>> Begin DATA FOR THE TASK
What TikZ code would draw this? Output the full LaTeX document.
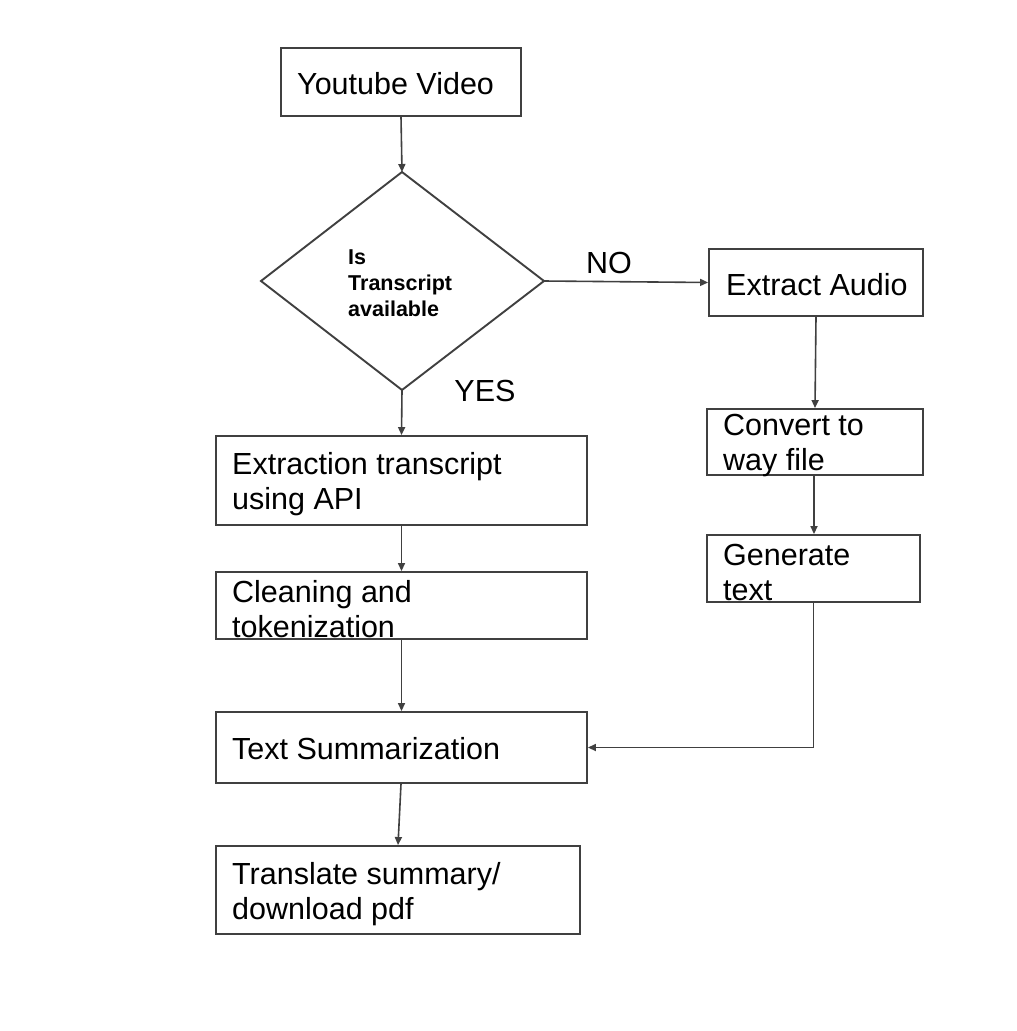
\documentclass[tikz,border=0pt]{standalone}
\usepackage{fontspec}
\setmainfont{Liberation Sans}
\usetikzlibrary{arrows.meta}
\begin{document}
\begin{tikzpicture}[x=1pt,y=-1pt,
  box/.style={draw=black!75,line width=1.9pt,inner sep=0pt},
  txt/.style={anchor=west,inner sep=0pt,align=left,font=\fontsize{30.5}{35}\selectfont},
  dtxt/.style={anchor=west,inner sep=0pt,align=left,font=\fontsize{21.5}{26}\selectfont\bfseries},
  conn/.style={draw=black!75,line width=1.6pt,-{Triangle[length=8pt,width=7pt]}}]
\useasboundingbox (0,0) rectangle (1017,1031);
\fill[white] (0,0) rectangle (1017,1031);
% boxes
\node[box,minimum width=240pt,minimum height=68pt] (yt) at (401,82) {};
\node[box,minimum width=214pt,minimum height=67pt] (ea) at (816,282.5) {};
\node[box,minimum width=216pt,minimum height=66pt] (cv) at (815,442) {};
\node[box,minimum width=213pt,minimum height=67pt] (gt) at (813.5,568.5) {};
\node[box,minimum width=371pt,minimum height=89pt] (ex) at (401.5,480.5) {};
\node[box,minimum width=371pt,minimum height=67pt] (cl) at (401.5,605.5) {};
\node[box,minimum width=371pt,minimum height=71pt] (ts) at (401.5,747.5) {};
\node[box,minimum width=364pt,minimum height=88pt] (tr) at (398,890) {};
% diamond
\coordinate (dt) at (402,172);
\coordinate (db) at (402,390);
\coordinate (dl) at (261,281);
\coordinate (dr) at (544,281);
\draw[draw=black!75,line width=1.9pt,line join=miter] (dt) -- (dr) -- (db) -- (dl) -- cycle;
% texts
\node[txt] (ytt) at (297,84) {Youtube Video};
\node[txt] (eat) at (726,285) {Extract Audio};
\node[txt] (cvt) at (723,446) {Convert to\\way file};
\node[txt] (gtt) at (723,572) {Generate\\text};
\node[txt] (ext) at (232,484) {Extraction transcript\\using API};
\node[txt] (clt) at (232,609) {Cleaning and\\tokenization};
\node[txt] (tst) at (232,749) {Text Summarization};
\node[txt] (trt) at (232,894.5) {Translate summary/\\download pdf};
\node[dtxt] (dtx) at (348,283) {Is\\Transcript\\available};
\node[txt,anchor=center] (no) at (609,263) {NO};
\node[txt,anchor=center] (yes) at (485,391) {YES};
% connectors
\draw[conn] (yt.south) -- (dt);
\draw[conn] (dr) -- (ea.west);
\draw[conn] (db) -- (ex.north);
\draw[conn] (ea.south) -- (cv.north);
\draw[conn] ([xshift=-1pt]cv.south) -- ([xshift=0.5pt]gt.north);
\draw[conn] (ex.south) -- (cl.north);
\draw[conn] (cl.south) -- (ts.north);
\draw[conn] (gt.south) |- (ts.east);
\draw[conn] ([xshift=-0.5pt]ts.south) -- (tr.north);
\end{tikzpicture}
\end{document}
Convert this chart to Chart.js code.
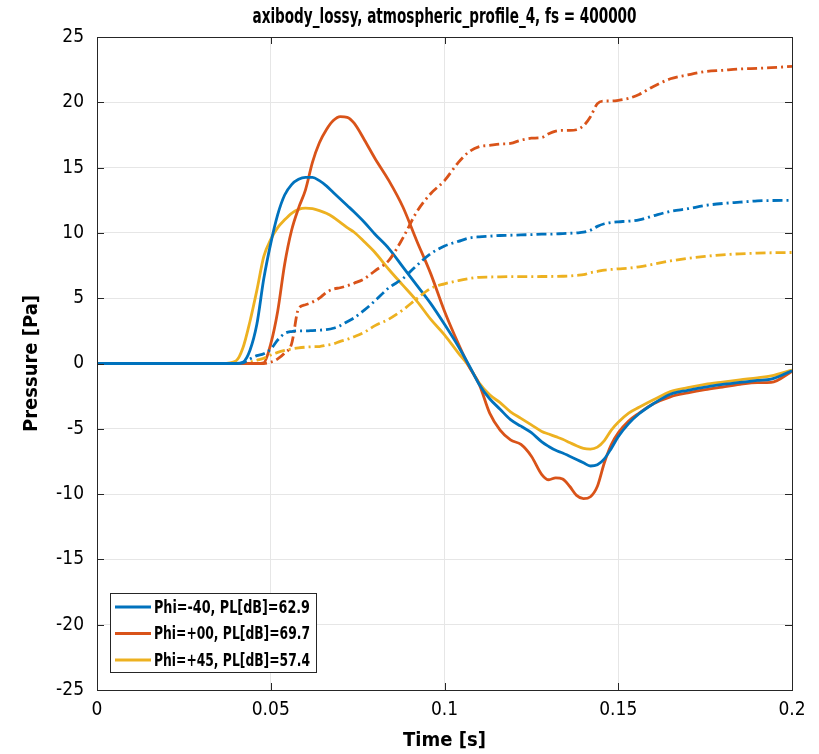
>> End DATA FOR THE TASK
* _EXERCISE PROMPT_
Pictures don't belong in the copy. Transcribe every record exactly as it appears.

* _TASK RESPONSE_
What TikZ code would draw this? Output the full LaTeX document.
\documentclass[tikz,border=0pt]{standalone}
\usepackage{fontspec}
\setmainfont{Liberation Sans}
\usetikzlibrary{arrows.meta}
\begin{document}
\begin{tikzpicture}[x=1pt,y=-1pt,
  box/.style={draw=black!75,line width=1.9pt,inner sep=0pt},
  txt/.style={anchor=west,inner sep=0pt,align=left,font=\fontsize{30.5}{35}\selectfont},
  dtxt/.style={anchor=west,inner sep=0pt,align=left,font=\fontsize{21.5}{26}\selectfont\bfseries},
  conn/.style={draw=black!75,line width=1.6pt,-{Triangle[length=8pt,width=7pt]}}]
\useasboundingbox (0,0) rectangle (1017,1031);
\fill[white] (0,0) rectangle (1017,1031);
% boxes
\node[box,minimum width=240pt,minimum height=68pt] (yt) at (401,82) {};
\node[box,minimum width=214pt,minimum height=67pt] (ea) at (816,282.5) {};
\node[box,minimum width=216pt,minimum height=66pt] (cv) at (815,442) {};
\node[box,minimum width=213pt,minimum height=67pt] (gt) at (813.5,568.5) {};
\node[box,minimum width=371pt,minimum height=89pt] (ex) at (401.5,480.5) {};
\node[box,minimum width=371pt,minimum height=67pt] (cl) at (401.5,605.5) {};
\node[box,minimum width=371pt,minimum height=71pt] (ts) at (401.5,747.5) {};
\node[box,minimum width=364pt,minimum height=88pt] (tr) at (398,890) {};
% diamond
\coordinate (dt) at (402,172);
\coordinate (db) at (402,390);
\coordinate (dl) at (261,281);
\coordinate (dr) at (544,281);
\draw[draw=black!75,line width=1.9pt,line join=miter] (dt) -- (dr) -- (db) -- (dl) -- cycle;
% texts
\node[txt] (ytt) at (297,84) {Youtube Video};
\node[txt] (eat) at (726,285) {Extract Audio};
\node[txt] (cvt) at (723,446) {Convert to\\way file};
\node[txt] (gtt) at (723,572) {Generate\\text};
\node[txt] (ext) at (232,484) {Extraction transcript\\using API};
\node[txt] (clt) at (232,609) {Cleaning and\\tokenization};
\node[txt] (tst) at (232,749) {Text Summarization};
\node[txt] (trt) at (232,894.5) {Translate summary/\\download pdf};
\node[dtxt] (dtx) at (348,283) {Is\\Transcript\\available};
\node[txt,anchor=center] (no) at (609,263) {NO};
\node[txt,anchor=center] (yes) at (485,391) {YES};
% connectors
\draw[conn] (yt.south) -- (dt);
\draw[conn] (dr) -- (ea.west);
\draw[conn] (db) -- (ex.north);
\draw[conn] (ea.south) -- (cv.north);
\draw[conn] ([xshift=-1pt]cv.south) -- ([xshift=0.5pt]gt.north);
\draw[conn] (ex.south) -- (cl.north);
\draw[conn] (cl.south) -- (ts.north);
\draw[conn] (gt.south) |- (ts.east);
\draw[conn] ([xshift=-0.5pt]ts.south) -- (tr.north);
\end{tikzpicture}
\end{document}
Convert this chart to Chart.js code.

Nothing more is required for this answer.